An anonymous reader writes "More than 100 people, many of them dressed in black, are expected to gather around a coffin Thursday to say goodbye to an old friend. The deceased? Internet Explorer 6. The aging Web browser, survived by its descendants Internet Explorer 7 and Internet Explorer 8, is being eulogized at a tongue-in-cheek 'funeral' hosted by Aten Design Group, a design firm in Denver, Colorado."

4 of 194 comments (clear)

  1. Just remember... by Rufty · · Score: 4, Insightful

    Decapitate, stake through the heart, and bury underneath a crossroads, just to make sure it won't come back.

    --
    Red to red, black to black. Switch it on, but stand well back.
  2. Wishful thinking by mackil · · Score: 4, Insightful

    This is all wishful thinking. Google ending support will not be the "final nail" in the proverbial coffin. IE 6 will continue to live in the corporate world (my own included unfortunately) for many years to come. This may be the first step, but its dancing before the music has started in my opinion.

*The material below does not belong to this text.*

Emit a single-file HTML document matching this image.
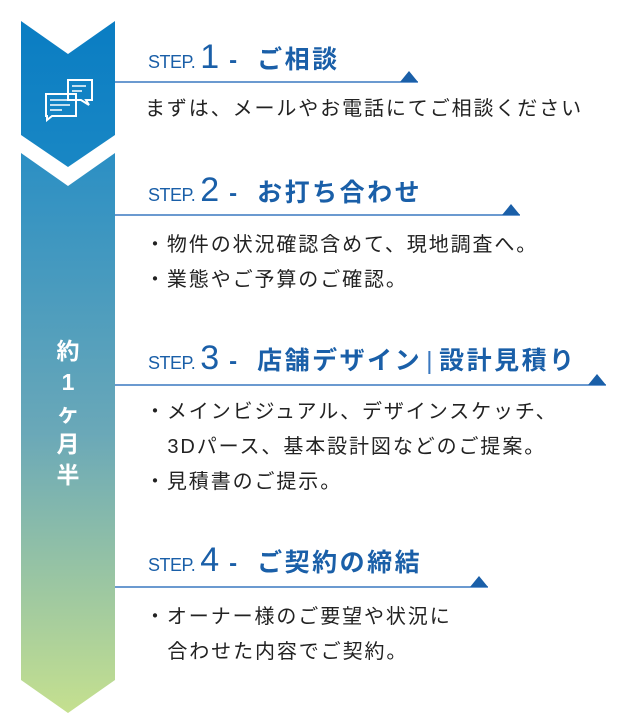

  3. What a waste of time by strangemachinex · · Score: 5, Insightful

    What's wrong with these people?

  4. Re:Not dead for some... by BUL2294 · · Score: 3, Insightful

    It didn't help that Microsoft didn't offer IE7 to Windows 2000 users. Sure, all W2K support ends in June, but not offering it artificially kept organizations on IE6...

    Why would it have been important? If you were running a mixed W2K-XP shop in the 2006-2009 era, 2006 being the first year of availability for IE7, you kept IE6 unless you wanted to spend big bucks to support two browser versions internally. W2K was still in wide corporate use in 2006-2007--IE7 and Office 2007 were the first major apps that wouldn't run on W2K...

    Personally, I think that not offering IE7 on W2K was a huge mistake... It would be the equivalent of Microsoft not offering IE8 on XP.